Asparagus Rewards Patience

Michael Samuels

 

Winter has finally left New Hampshire, and locavores can get their hands on a spring favorite.

“This is the slowest year for asparagus I can remember,” says John Forti, Curator of Historical Landscapes at StrawberyBanke. He's standing in a corner of the museum's reconstructed World War II Victory Garden, looking at a bare patch of soil where the asparagus still isn't up.

Forti really wants some asparagus.

"When you break off that fresh spear of asparagus, it has every bit of vitality that was stored in the ground over winter,” he says longingly.

For millennia, perennial crops like asparagus have been important as a reliable food source at the beginning of spring. But this year winter lingered, putting everything a couple of weeks behind schedule.

For agriculture overall, that's not necessarily a bad thing, says Becky Sideman, Vegetable and Small Fruits Specialist at the University of New Hampshire Cooperative Extension. “For a lot of crops, for example our fruit crops, when they flower too early and they're ahead of schedule, they're sensitive to early season frosts,” she explains. “Being behind schedule means they're probably less likely to get hit with those early season frosts.”

As for asparagus, Sideman says any delay feels too long. But she notes there aren't many farmers around who are willing to invest in a crop that comes before a lot of people are thinking local vegetables.

There's also the space issue, and the fact it takes three years for an asparagus root system, or crown, to produce harvestable stalks.

At Coppal House Farm in Lee, John Hutton says the whole thing can be nerve-wracking. “You have this bare patch of ground, and it really drives you nuts but you go out and you spread a light cover of manure on that and you lightly disk it, and you're like, 'I've just run over a very valuable crop with a very heavy piece of equipment. Did I kill it?'”

Still, Hutton devoted one of the best quarter-acres of this seventy-eight acre farm, struggled to keep out the chickens, and now...
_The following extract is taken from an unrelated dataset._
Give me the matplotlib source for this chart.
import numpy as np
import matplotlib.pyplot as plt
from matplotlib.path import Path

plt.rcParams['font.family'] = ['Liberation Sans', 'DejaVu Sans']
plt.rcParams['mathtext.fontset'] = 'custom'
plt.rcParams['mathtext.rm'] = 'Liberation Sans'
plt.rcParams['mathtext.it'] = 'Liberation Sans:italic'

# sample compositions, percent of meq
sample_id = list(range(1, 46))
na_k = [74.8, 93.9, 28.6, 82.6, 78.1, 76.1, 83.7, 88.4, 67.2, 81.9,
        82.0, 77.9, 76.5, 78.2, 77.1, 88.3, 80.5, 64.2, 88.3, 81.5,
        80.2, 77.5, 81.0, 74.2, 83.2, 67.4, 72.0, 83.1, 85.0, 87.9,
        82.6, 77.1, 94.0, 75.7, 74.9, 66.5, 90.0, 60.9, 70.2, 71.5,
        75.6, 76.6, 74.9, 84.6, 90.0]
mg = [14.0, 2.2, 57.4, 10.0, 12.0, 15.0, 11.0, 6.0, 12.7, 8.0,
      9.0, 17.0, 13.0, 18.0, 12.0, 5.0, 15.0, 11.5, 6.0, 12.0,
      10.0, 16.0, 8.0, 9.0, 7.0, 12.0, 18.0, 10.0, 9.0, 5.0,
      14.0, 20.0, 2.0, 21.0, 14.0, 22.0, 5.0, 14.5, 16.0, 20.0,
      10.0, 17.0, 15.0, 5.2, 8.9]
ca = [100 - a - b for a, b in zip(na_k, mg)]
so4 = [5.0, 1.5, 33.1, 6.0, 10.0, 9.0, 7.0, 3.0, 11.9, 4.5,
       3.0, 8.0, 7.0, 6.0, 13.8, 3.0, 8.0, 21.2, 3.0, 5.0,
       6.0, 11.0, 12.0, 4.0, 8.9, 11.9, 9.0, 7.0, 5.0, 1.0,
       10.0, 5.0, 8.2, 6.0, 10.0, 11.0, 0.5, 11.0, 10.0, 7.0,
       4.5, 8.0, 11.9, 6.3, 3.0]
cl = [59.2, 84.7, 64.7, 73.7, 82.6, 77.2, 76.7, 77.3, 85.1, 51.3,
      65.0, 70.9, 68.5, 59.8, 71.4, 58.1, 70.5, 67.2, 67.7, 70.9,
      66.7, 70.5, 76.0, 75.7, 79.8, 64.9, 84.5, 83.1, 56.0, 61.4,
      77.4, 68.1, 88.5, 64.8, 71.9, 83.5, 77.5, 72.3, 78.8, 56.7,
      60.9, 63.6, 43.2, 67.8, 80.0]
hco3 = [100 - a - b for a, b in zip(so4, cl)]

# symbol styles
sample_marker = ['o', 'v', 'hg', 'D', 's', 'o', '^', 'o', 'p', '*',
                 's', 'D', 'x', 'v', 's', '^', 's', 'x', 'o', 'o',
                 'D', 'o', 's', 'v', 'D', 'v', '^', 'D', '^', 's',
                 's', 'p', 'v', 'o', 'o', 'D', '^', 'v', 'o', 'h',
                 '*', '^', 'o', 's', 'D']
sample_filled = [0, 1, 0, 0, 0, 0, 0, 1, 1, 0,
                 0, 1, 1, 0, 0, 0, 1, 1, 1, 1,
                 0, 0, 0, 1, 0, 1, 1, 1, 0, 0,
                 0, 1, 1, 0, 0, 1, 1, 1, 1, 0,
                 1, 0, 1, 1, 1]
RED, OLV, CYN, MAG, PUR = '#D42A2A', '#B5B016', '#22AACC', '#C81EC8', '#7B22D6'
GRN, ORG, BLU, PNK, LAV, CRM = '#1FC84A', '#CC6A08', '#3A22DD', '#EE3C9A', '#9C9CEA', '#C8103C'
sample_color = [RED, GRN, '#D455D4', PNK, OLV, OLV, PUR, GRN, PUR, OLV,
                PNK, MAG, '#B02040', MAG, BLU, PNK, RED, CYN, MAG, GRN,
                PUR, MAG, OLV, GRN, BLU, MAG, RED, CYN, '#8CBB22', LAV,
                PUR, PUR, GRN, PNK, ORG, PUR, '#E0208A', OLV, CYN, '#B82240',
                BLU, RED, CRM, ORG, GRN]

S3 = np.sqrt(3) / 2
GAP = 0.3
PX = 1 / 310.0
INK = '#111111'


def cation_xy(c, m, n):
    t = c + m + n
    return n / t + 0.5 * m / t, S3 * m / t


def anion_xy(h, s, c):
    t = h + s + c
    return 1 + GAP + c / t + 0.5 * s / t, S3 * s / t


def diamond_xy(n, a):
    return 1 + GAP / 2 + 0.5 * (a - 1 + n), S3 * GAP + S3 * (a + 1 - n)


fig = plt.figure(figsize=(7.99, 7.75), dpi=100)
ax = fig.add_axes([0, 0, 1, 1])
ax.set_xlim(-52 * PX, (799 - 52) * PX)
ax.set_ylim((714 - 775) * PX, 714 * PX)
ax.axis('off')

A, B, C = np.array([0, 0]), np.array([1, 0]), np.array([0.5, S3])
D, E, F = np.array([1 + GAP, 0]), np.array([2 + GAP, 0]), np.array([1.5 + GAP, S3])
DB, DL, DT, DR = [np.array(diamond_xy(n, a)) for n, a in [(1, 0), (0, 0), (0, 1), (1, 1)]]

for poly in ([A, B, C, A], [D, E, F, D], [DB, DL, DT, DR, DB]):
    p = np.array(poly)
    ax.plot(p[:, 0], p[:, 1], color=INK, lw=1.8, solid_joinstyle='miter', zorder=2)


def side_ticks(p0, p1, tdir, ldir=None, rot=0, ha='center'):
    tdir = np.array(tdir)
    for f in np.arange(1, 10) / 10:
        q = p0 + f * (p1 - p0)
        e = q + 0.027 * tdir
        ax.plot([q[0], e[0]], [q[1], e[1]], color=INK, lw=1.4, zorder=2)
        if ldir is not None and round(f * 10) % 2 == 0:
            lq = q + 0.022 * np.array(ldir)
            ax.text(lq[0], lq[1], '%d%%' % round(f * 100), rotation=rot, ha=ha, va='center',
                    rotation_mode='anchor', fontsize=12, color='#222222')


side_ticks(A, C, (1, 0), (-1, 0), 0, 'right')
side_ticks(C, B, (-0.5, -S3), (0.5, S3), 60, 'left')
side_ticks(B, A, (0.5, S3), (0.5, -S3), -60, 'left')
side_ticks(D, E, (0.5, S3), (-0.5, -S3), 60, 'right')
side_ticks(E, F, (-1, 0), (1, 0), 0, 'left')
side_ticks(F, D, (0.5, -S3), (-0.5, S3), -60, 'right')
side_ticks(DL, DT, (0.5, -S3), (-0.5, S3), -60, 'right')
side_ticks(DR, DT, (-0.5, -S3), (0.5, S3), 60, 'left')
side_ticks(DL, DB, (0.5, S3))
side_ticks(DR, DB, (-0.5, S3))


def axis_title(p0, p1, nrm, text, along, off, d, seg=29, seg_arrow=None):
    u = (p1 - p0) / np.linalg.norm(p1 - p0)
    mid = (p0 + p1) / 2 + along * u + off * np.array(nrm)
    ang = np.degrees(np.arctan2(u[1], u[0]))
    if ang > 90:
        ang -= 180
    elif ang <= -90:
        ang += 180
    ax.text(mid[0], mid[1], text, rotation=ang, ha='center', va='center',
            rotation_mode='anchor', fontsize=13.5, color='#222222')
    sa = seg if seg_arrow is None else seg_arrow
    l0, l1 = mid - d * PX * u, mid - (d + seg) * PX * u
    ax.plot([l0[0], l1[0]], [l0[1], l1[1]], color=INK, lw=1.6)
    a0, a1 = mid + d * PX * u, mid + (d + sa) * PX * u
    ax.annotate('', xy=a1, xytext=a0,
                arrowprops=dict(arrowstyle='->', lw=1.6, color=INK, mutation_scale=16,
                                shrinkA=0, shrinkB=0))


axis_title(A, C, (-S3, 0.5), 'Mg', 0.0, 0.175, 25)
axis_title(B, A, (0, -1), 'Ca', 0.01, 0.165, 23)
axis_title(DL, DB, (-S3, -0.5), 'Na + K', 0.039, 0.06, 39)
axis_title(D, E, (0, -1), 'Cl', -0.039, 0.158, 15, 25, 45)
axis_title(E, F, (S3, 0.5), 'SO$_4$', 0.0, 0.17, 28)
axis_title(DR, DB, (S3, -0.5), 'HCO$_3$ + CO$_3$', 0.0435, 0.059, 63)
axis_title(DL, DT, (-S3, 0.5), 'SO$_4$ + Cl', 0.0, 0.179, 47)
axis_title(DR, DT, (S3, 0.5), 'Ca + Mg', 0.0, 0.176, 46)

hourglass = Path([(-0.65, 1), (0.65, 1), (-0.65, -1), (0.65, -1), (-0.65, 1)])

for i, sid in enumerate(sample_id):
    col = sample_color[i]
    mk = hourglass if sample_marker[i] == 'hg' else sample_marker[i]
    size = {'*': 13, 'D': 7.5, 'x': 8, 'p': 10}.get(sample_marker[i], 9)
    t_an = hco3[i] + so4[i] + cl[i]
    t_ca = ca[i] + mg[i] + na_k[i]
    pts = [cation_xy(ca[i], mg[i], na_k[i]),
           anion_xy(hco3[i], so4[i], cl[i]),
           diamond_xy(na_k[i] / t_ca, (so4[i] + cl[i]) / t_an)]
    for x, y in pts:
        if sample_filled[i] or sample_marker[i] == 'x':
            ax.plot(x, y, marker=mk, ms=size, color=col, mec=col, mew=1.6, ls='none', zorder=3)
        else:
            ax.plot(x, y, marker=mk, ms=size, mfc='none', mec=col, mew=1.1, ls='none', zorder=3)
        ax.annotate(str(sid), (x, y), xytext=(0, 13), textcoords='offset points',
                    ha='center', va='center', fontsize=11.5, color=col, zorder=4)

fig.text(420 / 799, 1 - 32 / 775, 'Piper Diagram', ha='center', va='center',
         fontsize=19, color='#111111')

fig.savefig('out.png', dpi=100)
“Here we are in our third year and we're looking down the rows saying, 'Yeah this doesn't look too bad.'”

As for the timing, earlier than most of the go-to farmer's market vegetables, that's why Hutton wanted to grow asparagus in the first place. “People walk by and they look at it,” he says, “they look away and then they do that double-take because they're like –” he gasps, “– 'they have asparagus!'”

It's a very welcome sign of spring, and a tasty payoff for the long wait.